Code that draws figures
^^^^

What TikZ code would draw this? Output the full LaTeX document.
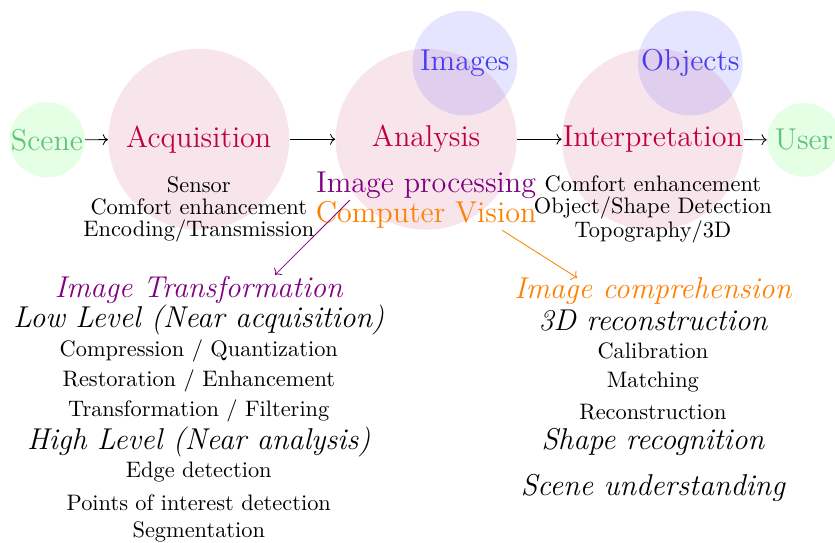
\documentclass[tikz,border=0pt]{standalone}
\usepackage{tikz}
\usetikzlibrary{arrows.meta, positioning}
\usepackage{xcolor}
\definecolor{scenegreen}{RGB}{95,195,125}
\definecolor{datablue}{RGB}{70,60,240}

\begin{document}
\begin{tikzpicture}[
  stage/.style={circle, fill=purple, fill opacity=0.1, text opacity=1,
                text=purple, minimum size=3.04cm, inner sep=0pt, font=\Large},
  data/.style={circle, fill=blue, fill opacity=0.1, text opacity=1,
               text=datablue, minimum size=1.76cm, inner sep=0pt, font=\Large},
  actor/.style={circle, fill=green, fill opacity=0.1, text opacity=1,
                text=scenegreen, minimum size=1.24cm, inner sep=0pt, font=\Large},
  note/.style={align=center, font=\fontsize{10.7}{10.4}\selectfont},
  head/.style={anchor=base, font=\Large\itshape},
  item/.style={anchor=base, font=\fontsize{10.7}{12}\selectfont},
  arr/.style={->}
]
  \useasboundingbox (0,0) rectangle (14.03,-9.11);
  % pipeline
  \node[actor] (scene) at (0.79,-2.35) {Scene};
  \node[stage] (acq) at (3.34,-2.34) {Acquisition};
  \node[stage] (ana) at (7.16,-2.34) {Analysis};
  \node[stage] (interp) at (10.97,-2.34) {Interpretation};
  \node[actor] (user) at (13.51,-2.35) {User};
  \node[data] (images) at (7.81,-1.06) {Images};
  \node[data] (objects) at (11.60,-1.06) {Objects};
  \draw[arr] (scene) -- (acq);
  \draw[arr] (acq) -- (ana);
  \draw[arr] (ana) -- (interp);
  \draw[arr] (interp) -- (user);
  % notes under the stages
  \node[note] (acqnote) at (3.34,-3.52) {Sensor\\Comfort enhancement\\Encoding/Transmission};
  \node[note] (interpnote) at (10.97,-3.52) {Comfort enhancement\\Object/Shape Detection\\Topography/3D};
  \node[item, font=\Large, text=violet] (improc) at (7.16,-3.23) {Image processing};
  \node[item, font=\Large, text=orange] (cv) at (7.16,-3.74) {Computer Vision};
  % image transformation
  \node[head, text=violet] (imtrans) at (3.34,-5.00) {Image Transformation};
  \node[head] (low) at (3.34,-5.51) {Low Level (Near acquisition)};
  \node[item] (comp) at (3.34,-5.99) {Compression / Quantization};
  \node[item] (rest) at (3.34,-6.50) {Restoration / Enhancement};
  \node[item] (filt) at (3.34,-7.00) {Transformation / Filtering};
  \node[head] (high) at (3.34,-7.55) {High Level (Near analysis)};
  \node[item] (edge) at (3.34,-8.03) {Edge detection};
  \node[item] (poi) at (3.34,-8.57) {Points of interest detection};
  \node[item] (seg) at (3.34,-9.03) {Segmentation};
  % image comprehension
  \node[head, text=orange] (imcomp) at (10.97,-5.01) {Image comprehension};
  \node[head] (recon3d) at (10.97,-5.56) {3D reconstruction};
  \node[item] (calib) at (10.97,-6.03) {Calibration};
  \node[item] (match) at (10.97,-6.51) {Matching};
  \node[item] (recon) at (10.97,-7.05) {Reconstruction};
  \node[head] (shape) at (10.97,-7.55) {Shape recognition};
  \node[head] (underst) at (10.97,-8.32) {Scene understanding};
  % branches
  \coordinate (vstart) at (5.88,-3.36);
  \coordinate (vend) at (4.62,-4.62);
  \coordinate (ostart) at (8.44,-3.87);
  \coordinate (oend) at (9.70,-4.67);
  \draw[arr, violet] (vstart) -- (vend);
  \draw[arr, orange] (ostart) -- (oend);
\end{tikzpicture}
\end{document}
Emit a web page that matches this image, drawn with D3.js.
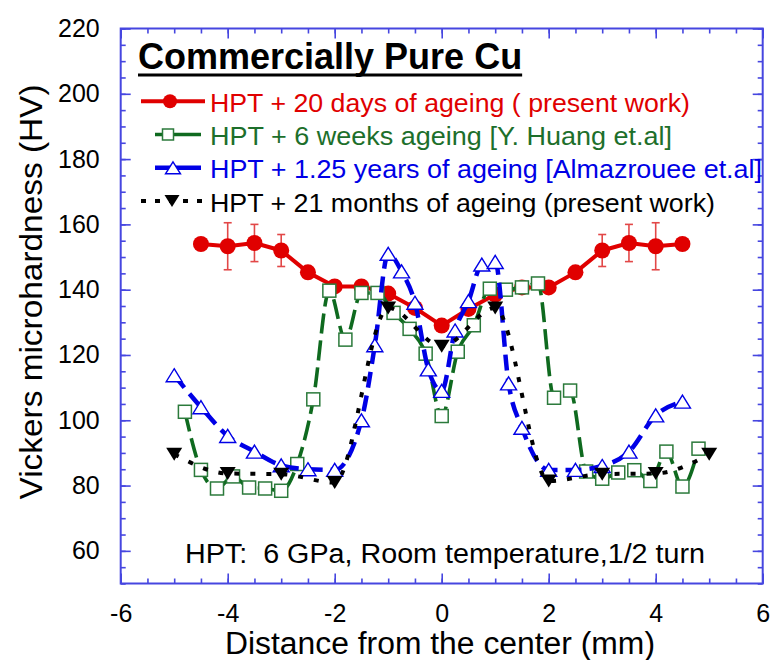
<!DOCTYPE html>
<html>
<head>
<meta charset="utf-8">
<script src="https://cdn.jsdelivr.net/npm/d3@7"></script>
<style>
  body { margin: 0; background: #fff; }
  svg text { font-family: "Liberation Sans", Arial, Helvetica, sans-serif; }
</style>
</head>
<body>
<svg id="chart" width="774" height="660"></svg>
<script>
// ---- data: Vickers microhardness across the HPT disc ----
// HPT + 20 days of ageing (present work)
const redX   = [-4.5, -4, -3.5, -3, -2.5, -2, -1.5, -1, -0.5, 0, 0.5, 1, 1.5, 2, 2.5, 3, 3.5, 4, 4.5];
const redY   = [154, 153.3, 154.3, 152, 145.3, 141, 141, 138.8, 134.4, 129, 134.1, 138.5, 140.7, 140.7, 145.3, 152, 154.3, 153.3, 154];
const redErr = [0, 7.2, 5.7, 4.9, 0, 0, 0, 0, 0, 0, 0, 0, 0, 0, 0, 4.9, 5.7, 7.2, 0];

// HPT + 6 weeks ageing [Y. Huang et.al]
const greenX = [-4.8, -4.5, -4.2, -3.9, -3.6, -3.3, -3.0, -2.7, -2.4, -2.1, -1.8, -1.5, -1.2, -0.9, -0.6, -0.3, 0,
                0.3, 0.6, 0.9, 1.2, 1.5, 1.8, 2.1, 2.4, 2.7, 3.0, 3.3, 3.6, 3.9, 4.2, 4.5, 4.8];
const greenY = [102.6, 84.8, 79.1, 82.8, 79.4, 79.1, 78.4, 86.6, 106.4, 139.7, 124.7, 139, 139, 132.9, 128, 120.4, 101.3,
                121, 129.1, 140.3, 140, 140.7, 141.9, 106.9, 109.1, 84.3, 82.1, 84, 84.7, 81.4, 90.4, 79.7, 91.3];

// HPT + 1.25 years of ageing [Almazrouee et.al]
const blueX = [-5, -4.5, -4, -3.5, -3, -2.5, -2, -1.5, -1.25, -1, -0.75, -0.5, -0.25, 0,
               0.25, 0.5, 0.75, 1, 1.25, 1.5, 2, 2.5, 3, 3.5, 4, 4.5];
const blueY = [113.8, 104, 95.2, 90.4, 86.2, 85, 84.8, 100, 123, 151, 145.6, 136, 115.6, 109,
               127.5, 136.5, 147.7, 148.5, 111.3, 97.7, 84.8, 84.8, 86, 90.4, 101.5, 105.7];

// HPT + 21 months of ageing (present work)
const blackX = [-5, -4, -3, -2, -1, 0, 1, 2, 3, 4, 5];
const blackY = [89.6, 83.7, 83.5, 80.9, 134.4, 122.7, 134.4, 81.4, 83.5, 83.7, 89.6];

const seriesNames = [
  "HPT + 20 days of ageing ( present work)",
  "HPT + 6 weeks ageing [Y. Huang et.al]",
  "HPT + 1.25 years of ageing [Almazrouee et.al]",
  "HPT + 21 months of ageing (present work)"
];

const xTicks = [-6, -4, -2, 0, 2, 4, 6];
const yTicks = [60, 80, 100, 120, 140, 160, 180, 200, 220];

const titleText = "Commercially Pure Cu";
const noteText = "HPT:  6 GPa, Room temperature,1/2 turn";
const xTitle = "Distance from the center (mm)";
const yTitle = "Vickers microhardness (HV)";

// ---- layout ----
const svg = d3.select("#chart");
const plotLeft = 120.7, plotRight = 762.7, plotTop = 28.5, plotBottom = 583.5;
const x = d3.scaleLinear().domain([-6, 6]).range([plotLeft, plotRight]);
const y = d3.scaleLinear().domain([50, 220]).range([plotBottom, plotTop]);

const frameColor = "#4646e0";
const tickFont = 25;

// ---- axes: inward ticks on all four sides ----
function styleAxis(g) {
  g.select(".domain").remove();
  g.selectAll(".tick line").attr("stroke", frameColor).attr("stroke-width", 1.6);
  g.selectAll(".tick text").attr("fill", "#000").style("font-size", tickFont + "px")
    .style("font-family", '"Liberation Sans", Arial, sans-serif');
}
const xMinor = d3.range(-6, 6.001, 0.5);
const yMinor = d3.range(50, 220.001, 5);

// bottom
svg.append("g").attr("transform", `translate(0,${plotBottom})`)
  .call(d3.axisBottom(x).tickValues(xMinor).tickSizeInner(-5).tickSizeOuter(0).tickFormat(""))
  .call(styleAxis);
svg.append("g").attr("transform", `translate(0,${plotBottom})`)
  .call(d3.axisBottom(x).tickValues(xTicks).tickSizeInner(-10).tickSizeOuter(0).tickPadding(21)
    .tickFormat(d => String(d)))
  .call(styleAxis);
// top
svg.append("g").attr("transform", `translate(0,${plotTop})`)
  .call(d3.axisTop(x).tickValues(xMinor).tickSizeInner(-5).tickSizeOuter(0).tickFormat(""))
  .call(styleAxis);
svg.append("g").attr("transform", `translate(0,${plotTop})`)
  .call(d3.axisTop(x).tickValues(xTicks).tickSizeInner(-10).tickSizeOuter(0).tickFormat(""))
  .call(styleAxis);
// left
svg.append("g").attr("transform", `translate(${plotLeft},0)`)
  .call(d3.axisLeft(y).tickValues(yMinor).tickSizeInner(-5).tickSizeOuter(0).tickFormat(""))
  .call(styleAxis);
svg.append("g").attr("transform", `translate(${plotLeft},0)`)
  .call(d3.axisLeft(y).tickValues(yTicks).tickSizeInner(-10).tickSizeOuter(0).tickPadding(21)
    .tickFormat(d => String(d)))
  .call(styleAxis);
// right
svg.append("g").attr("transform", `translate(${plotRight},0)`)
  .call(d3.axisRight(y).tickValues(yMinor).tickSizeInner(-5).tickSizeOuter(0).tickFormat(""))
  .call(styleAxis);
svg.append("g").attr("transform", `translate(${plotRight},0)`)
  .call(d3.axisRight(y).tickValues(yTicks).tickSizeInner(-10).tickSizeOuter(0).tickFormat(""))
  .call(styleAxis);

// frame
svg.append("rect")
  .attr("x", plotLeft).attr("y", plotTop)
  .attr("width", plotRight - plotLeft).attr("height", plotBottom - plotTop)
  .attr("fill", "none").attr("stroke", frameColor).attr("stroke-width", 2);

// ---- axis titles ----
svg.append("text")
  .attr("x", 440).attr("y", 654)
  .attr("text-anchor", "middle")
  .attr("textLength", 430).attr("lengthAdjust", "spacingAndGlyphs")
  .style("font-size", "31px")
  .text(xTitle);

svg.append("text")
  .attr("transform", "translate(42,292) rotate(-90)")
  .attr("text-anchor", "middle")
  .attr("textLength", 415).attr("lengthAdjust", "spacingAndGlyphs")
  .style("font-size", "32px")
  .text(yTitle);

// ---- series styles ----
const red = "#e00000", green = "#0f6a1f", greenMark = "#2b7a3b", blue = "#0000e6", black = "#000";

const zip = (xs, ys) => xs.map((v, i) => [v, ys[i]]);
const straight = d3.line().x(d => x(d[0])).y(d => y(d[1]));
const smooth = d3.line().x(d => x(d[0])).y(d => y(d[1])).curve(d3.curveMonotoneX);

function triPath(w, h, down) {
  const s = down ? -1 : 1;
  return `M0,${-s * h / 2}L${w / 2},${s * h / 2}L${-w / 2},${s * h / 2}Z`;
}

const plot = svg.append("g");

// red series: solid line, filled circles, error bars
const redPts = zip(redX, redY);
plot.append("path").datum(redPts)
  .attr("d", straight).attr("fill", "none").attr("stroke", red).attr("stroke-width", 4)
  .attr("stroke-linejoin", "round");
const errG = plot.append("g").attr("stroke", "#e24848").attr("stroke-width", 1.6);
redX.forEach((xv, i) => {
  const e = redErr[i];
  if (!e) return;
  const cx = x(xv), y1 = y(redY[i] - e), y2 = y(redY[i] + e);
  errG.append("line").attr("x1", cx).attr("x2", cx).attr("y1", y1).attr("y2", y2);
  errG.append("line").attr("x1", cx - 4).attr("x2", cx + 4).attr("y1", y1).attr("y2", y1);
  errG.append("line").attr("x1", cx - 4).attr("x2", cx + 4).attr("y1", y2).attr("y2", y2);
});
plot.append("g").selectAll("circle").data(redPts).join("circle")
  .attr("cx", d => x(d[0])).attr("cy", d => y(d[1])).attr("r", 8).attr("fill", red);

// green series: long-dash line, open squares
const greenPts = zip(greenX, greenY);
plot.append("path").datum(greenPts)
  .attr("d", smooth).attr("fill", "none").attr("stroke", green).attr("stroke-width", 3.6)
  .attr("stroke-dasharray", "20,7");
plot.append("g").selectAll("rect").data(greenPts).join("rect")
  .attr("x", d => x(d[0]) - 6.5).attr("y", d => y(d[1]) - 6.5)
  .attr("width", 13).attr("height", 13)
  .attr("fill", "#fff").attr("stroke", greenMark).attr("stroke-width", 1.5);

// blue series: dashed line, open up-triangles
const bluePts = zip(blueX, blueY);
plot.append("path").datum(bluePts)
  .attr("d", smooth).attr("fill", "none").attr("stroke", blue).attr("stroke-width", 4.5)
  .attr("stroke-dasharray", "16,8");
plot.append("g").selectAll("path").data(bluePts).join("path")
  .attr("transform", d => `translate(${x(d[0])},${y(d[1])})`)
  .attr("d", triPath(16, 13, false))
  .attr("fill", "#fff").attr("stroke", blue).attr("stroke-width", 1.4);

// black series: dotted line, filled down-triangles
const blackPts = zip(blackX, blackY);
plot.append("path").datum(blackPts)
  .attr("d", smooth).attr("fill", "none").attr("stroke", black).attr("stroke-width", 4)
  .attr("stroke-dasharray", "5,11");
plot.append("g").selectAll("path").data(blackPts).join("path")
  .attr("transform", d => `translate(${x(d[0])},${y(d[1])})`)
  .attr("d", triPath(16, 13, true))
  .attr("fill", black);

// ---- title ----
const title = svg.append("text")
  .attr("x", 138).attr("y", 68.5)
  .style("font-size", "36px").style("font-weight", "bold")
  .text(titleText);
const tw = title.node().getComputedTextLength();
svg.append("line")
  .attr("x1", 138).attr("x2", 138 + tw).attr("y1", 75).attr("y2", 75)
  .attr("stroke", "#000").attr("stroke-width", 3);

// ---- legend ----
const textColors = [red, "#1d6f2b", blue, black];
const textWidths = [480, 462, 552, 505];
const legend = svg.append("g");
seriesNames.forEach((name, i) => {
  const base = 111.7 + i * 33.3;
  const my = base - 10.5;
  const g = legend.append("g");
  if (i === 0) {
    g.append("line").attr("x1", 141).attr("x2", 205).attr("y1", my).attr("y2", my)
      .attr("stroke", red).attr("stroke-width", 4);
    g.append("circle").attr("cx", 170).attr("cy", my).attr("r", 7).attr("fill", red);
  } else if (i === 1) {
    g.append("line").attr("x1", 155).attr("x2", 201).attr("y1", my).attr("y2", my)
      .attr("stroke", green).attr("stroke-width", 3.6);
    g.append("rect").attr("x", 168 - 5.5).attr("y", my - 5.5).attr("width", 11).attr("height", 11)
      .attr("fill", "#fff").attr("stroke", greenMark).attr("stroke-width", 1.5);
  } else if (i === 2) {
    g.append("line").attr("x1", 155).attr("x2", 201).attr("y1", my).attr("y2", my)
      .attr("stroke", blue).attr("stroke-width", 4.5);
    g.append("path").attr("transform", `translate(173,${my})`).attr("d", triPath(15, 12, false))
      .attr("fill", "#fff").attr("stroke", blue).attr("stroke-width", 1.4);
  } else {
    g.append("line").attr("x1", 141).attr("x2", 205).attr("y1", my).attr("y2", my)
      .attr("stroke", black).attr("stroke-width", 4).attr("stroke-dasharray", "5,9");
    g.append("path").attr("transform", `translate(172,${my})`).attr("d", triPath(15, 12, true))
      .attr("fill", black);
  }
  g.append("text").attr("x", 210).attr("y", base)
    .attr("textLength", textWidths[i]).attr("lengthAdjust", "spacingAndGlyphs")
    .style("font-size", "26.7px").attr("fill", textColors[i])
    .text(name);
});

// ---- processing note ----
svg.append("text")
  .attr("x", 185).attr("y", 563)
  .attr("textLength", 520).attr("lengthAdjust", "spacingAndGlyphs")
  .style("font-size", "27px")
  .style("white-space", "pre")
  .text(noteText);
</script>
</body>
</html>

^^^^

• Exercise prompt
Quote only the lines running from the line with "Emit a web page" to the line with "180, 200, 220];", ends included, exactly as they appear and without the pictures.

• Final result
Emit a web page that matches this image, drawn with D3.js.
<!DOCTYPE html>
<html>
<head>
<meta charset="utf-8">
<script src="https://cdn.jsdelivr.net/npm/d3@7"></script>
<style>
  body { margin: 0; background: #fff; }
  svg text { font-family: "Liberation Sans", Arial, Helvetica, sans-serif; }
</style>
</head>
<body>
<svg id="chart" width="774" height="660"></svg>
<script>
// ---- data: Vickers microhardness across the HPT disc ----
// HPT + 20 days of ageing (present work)
const redX   = [-4.5, -4, -3.5, -3, -2.5, -2, -1.5, -1, -0.5, 0, 0.5, 1, 1.5, 2, 2.5, 3, 3.5, 4, 4.5];
const redY   = [154, 153.3, 154.3, 152, 145.3, 141, 141, 138.8, 134.4, 129, 134.1, 138.5, 140.7, 140.7, 145.3, 152, 154.3, 153.3, 154];
const redErr = [0, 7.2, 5.7, 4.9, 0, 0, 0, 0, 0, 0, 0, 0, 0, 0, 0, 4.9, 5.7, 7.2, 0];

// HPT + 6 weeks ageing [Y. Huang et.al]
const greenX = [-4.8, -4.5, -4.2, -3.9, -3.6, -3.3, -3.0, -2.7, -2.4, -2.1, -1.8, -1.5, -1.2, -0.9, -0.6, -0.3, 0,
                0.3, 0.6, 0.9, 1.2, 1.5, 1.8, 2.1, 2.4, 2.7, 3.0, 3.3, 3.6, 3.9, 4.2, 4.5, 4.8];
const greenY = [102.6, 84.8, 79.1, 82.8, 79.4, 79.1, 78.4, 86.6, 106.4, 139.7, 124.7, 139, 139, 132.9, 128, 120.4, 101.3,
                121, 129.1, 140.3, 140, 140.7, 141.9, 106.9, 109.1, 84.3, 82.1, 84, 84.7, 81.4, 90.4, 79.7, 91.3];

// HPT + 1.25 years of ageing [Almazrouee et.al]
const blueX = [-5, -4.5, -4, -3.5, -3, -2.5, -2, -1.5, -1.25, -1, -0.75, -0.5, -0.25, 0,
               0.25, 0.5, 0.75, 1, 1.25, 1.5, 2, 2.5, 3, 3.5, 4, 4.5];
const blueY = [113.8, 104, 95.2, 90.4, 86.2, 85, 84.8, 100, 123, 151, 145.6, 136, 115.6, 109,
               127.5, 136.5, 147.7, 148.5, 111.3, 97.7, 84.8, 84.8, 86, 90.4, 101.5, 105.7];

// HPT + 21 months of ageing (present work)
const blackX = [-5, -4, -3, -2, -1, 0, 1, 2, 3, 4, 5];
const blackY = [89.6, 83.7, 83.5, 80.9, 134.4, 122.7, 134.4, 81.4, 83.5, 83.7, 89.6];

const seriesNames = [
  "HPT + 20 days of ageing ( present work)",
  "HPT + 6 weeks ageing [Y. Huang et.al]",
  "HPT + 1.25 years of ageing [Almazrouee et.al]",
  "HPT + 21 months of ageing (present work)"
];

const xTicks = [-6, -4, -2, 0, 2, 4, 6];
const yTicks = [60, 80, 100, 120, 140, 160, 180, 200, 220];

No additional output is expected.